Google Inc (GOOG) Reports Decent Results With Positive Key Metrics

Google reports higher volumes

Stifel analysts Jordan E. Rohan, Michael B. Purcell and Alex Chavdaroff have a Hold rating on Google and say the search giant’s latest results were just “good enough” because of how negative sentiment was heading into the quarter. They note that unlike many other companies, Google didn’t cite a slow macro-environment in the U.S. Google also said it benefited from strong growth in developing markets as well as download revenue from Android devices.

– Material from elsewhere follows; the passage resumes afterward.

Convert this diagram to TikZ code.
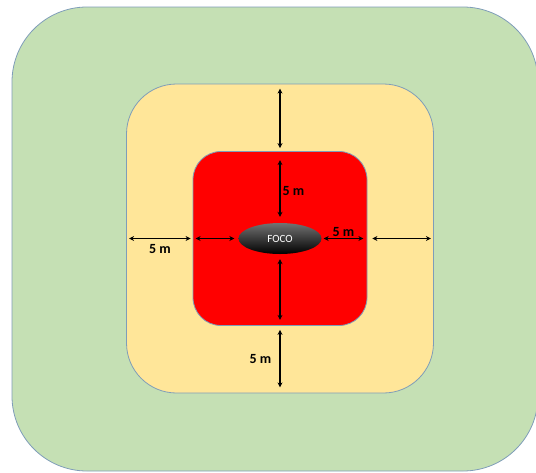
\documentclass[tikz,border=0pt]{standalone}
\usepackage{fontspec}
\setmainfont{Carlito}
\definecolor{verde}{HTML}{C5E0B4}
\definecolor{amarillo}{HTML}{FFE699}
\definecolor{rojo}{HTML}{FF0000}
\definecolor{borde}{HTML}{7F9DB9}
\usetikzlibrary{positioning,arrows.meta,shapes.geometric}

\begin{document}
\begin{tikzpicture}[
    x=1pt, y=-1pt,
    zona/.style={rectangle, draw=borde, line width=0.8pt, inner sep=0pt},
    foco/.style={ellipse, minimum width=83pt, minimum height=31pt, inner sep=0pt,
      top color=black!55, middle color=black, bottom color=black,
      text=white, font=\fontsize{11}{13}\selectfont},
    cota/.style={{Stealth[length=5pt,width=5pt]}-{Stealth[length=5pt,width=5pt]},
      line width=1.4pt},
    etiqueta/.style={font=\fontsize{14}{16}\selectfont\bfseries, inner sep=2pt}
  ]
    \useasboundingbox (0,0) rectangle (536,472);
    \clip (0,0) rectangle (536,472);

    % zonas
    \node[zona, fill=verde, rounded corners=75pt,
      minimum width=526pt, minimum height=464pt] (verde) at (275,239) {};
    \node[zona, fill=amarillo, rounded corners=50pt,
      minimum width=307pt, minimum height=309pt] (amarilla) at (280,238.5) {};
    \node[zona, fill=rojo, rounded corners=28pt,
      minimum width=174pt, minimum height=174pt] (roja) at (280,238.5) {};
    \node[foco] (foco) at (280,238.5) {FOCO};

    % cotas
    \draw[cota] ([yshift=-5pt]amarilla.north) -- ([yshift=3pt]roja.north);
    \draw[cota] ([yshift=-9pt]roja.north) -- ([yshift=6pt]foco.north)
      node[etiqueta, pos=0.55, right] {5 m};
    \draw[cota] ([xshift=3pt]amarilla.west) -- ([xshift=-2pt]roja.west)
      node[etiqueta, midway, below=3pt] {5 m};
    \draw[cota] ([xshift=3pt]roja.west) -- ([xshift=-4pt]foco.west);
    \draw[cota] ([xshift=2pt]foco.east) -- ([xshift=-4pt]roja.east)
      node[etiqueta, midway, above=-1pt] {5 m};
    \draw[cota] ([xshift=5pt]roja.east) -- ([xshift=-3pt]amarilla.east);
    \draw[cota] ([yshift=-5pt]foco.south) -- ([yshift=6pt]roja.south);
    \draw[cota] ([yshift=-4pt]roja.south) -- ([yshift=6pt]amarilla.south)
      node[etiqueta, midway, left=6pt] {5 m};
\end{tikzpicture}
\end{document}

Google Inc (NASDAQ:GOOG)’s volume rose 26% during the most recently completed quarter, compared to 23% in the previous quarter. Cost per click fell 8%, which was a bit worse than the 6% decline from the previous quarter. Stifel analysts believe cost per click and click volume depend on each other and that revenue and gross profit growth are the most important indicators of Google’s health. Overall, they said Google showed “enough upside” to drive its shares higher in the near term.

Rapid growth continues to Google

In spite of the lower cost per click, Google did see its ad revenue grow 19%. Its EBIT margin climbed 3.7% to 23.1%, while its earnings per share increased 34% to $8.75 per share. Indigo analyst N. Landell-Mills notes that Google’s revenue growth is still strong although it’s slowing down gradually. The analyst also said narrowed losses at Motorola helped a bit as well.

According to the Indigo analyst, Google Inc (NASDAQ:GOOG) “is executing extremely well.” The analyst said the company is managing to shift over to mobile while improving its core products. The firm raised its fundamental valuation for the company to $1,097 per share but see limited upside because of high valuation multiples and possibly higher tax rates.